◆ STATED PROBLEM ◆
Below are the records. List every line holding the word "this".

— Begin LISTED RECORDS —

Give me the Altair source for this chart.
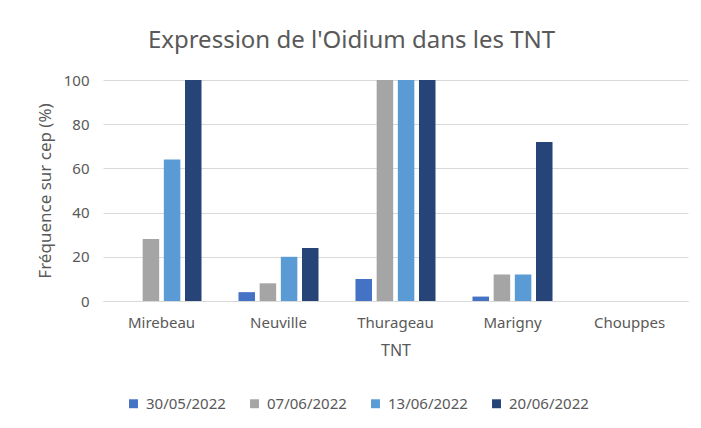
import altair as alt
import pandas as pd

sites = ["Mirebeau", "Neuville", "Thurageau", "Marigny", "Chouppes"]
dates = ["30/05/2022", "07/06/2022", "13/06/2022", "20/06/2022"]
v_3005 = [0, 4, 10, 2, 0]
v_0706 = [28, 8, 100, 12, 0]
v_1306 = [64, 20, 100, 12, 0]
v_2006 = [100, 24, 100, 72, 0]
colors = ["#4472C4", "#A5A5A5", "#5B9BD5", "#264478"]

rows = []
for d, vals in zip(dates, [v_3005, v_0706, v_1306, v_2006]):
    for s, v in zip(sites, vals):
        rows.append({"TNT": s, "Date": d, "Valeur": v})
df = pd.DataFrame(rows)

FONT = "Noto Sans"
TXT = "#595959"

chart = alt.Chart(df).mark_bar().encode(
    x=alt.X("TNT:N", sort=sites,
            scale=alt.Scale(paddingInner=0.316, paddingOuter=0.158),
            axis=alt.Axis(title="TNT", labelAngle=0, ticks=False, labelPadding=14,
                          titlePadding=12, domainColor="#D9D9D9", labelFontSize=15,
                          titleFontSize=16, labelColor=TXT, titleColor=TXT,
                          labelFont=FONT, titleFont=FONT, titleFontWeight="normal")),
    xOffset=alt.XOffset("Date:N", sort=dates, scale=alt.Scale(paddingInner=0.22, paddingOuter=0)),
    y=alt.Y("Valeur:Q", scale=alt.Scale(domain=[0, 100]),
            axis=alt.Axis(title="Fréquence sur cep (%)", values=[0, 20, 40, 60, 80, 100],
                          domain=False, ticks=False, labelPadding=14, titlePadding=9,
                          gridColor="#D9D9D9", labelFontSize=15, titleFontSize=17,
                          labelColor=TXT, titleColor=TXT, labelFont=FONT, titleFont=FONT,
                          titleFontWeight="normal")),
    color=alt.Color("Date:N", sort=dates, scale=alt.Scale(domain=dates, range=colors),
                    legend=alt.Legend(title=None, orient="none", direction="horizontal",
                                      legendX=23, legendY=316, symbolType="square",
                                      symbolSize=80, symbolStrokeWidth=0, labelFontSize=15,
                                      labelColor=TXT, labelFont=FONT, columnPadding=21,
                                      labelOffset=5)),
).properties(
    width=585, height=221,
    title=alt.TitleParams("Expression de l'Oidium dans les TNT", fontSize=24, font=FONT,
                          color=TXT, fontWeight="normal", dx=-44, offset=20),
    autosize=alt.AutoSizeParams(type="none"),
    padding={"left": 95, "top": 72, "right": 5, "bottom": 120},
).configure_view(stroke=None)

chart.save("out.html", embed_options={"renderer": "svg", "actions": False})
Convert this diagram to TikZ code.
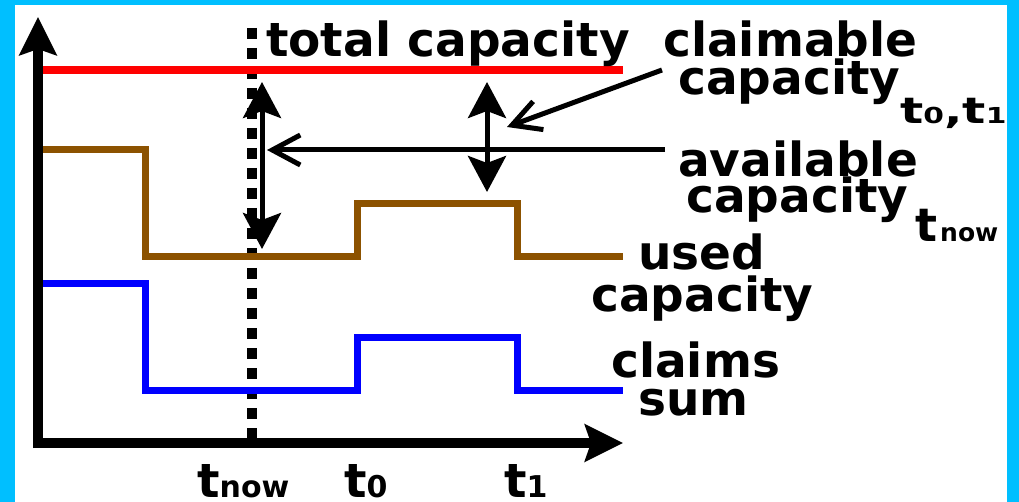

— End LISTED RECORDS —

◆ ANSWER IN FULL ◆
Give me the Altair source for this chart.
Convert this diagram to TikZ code.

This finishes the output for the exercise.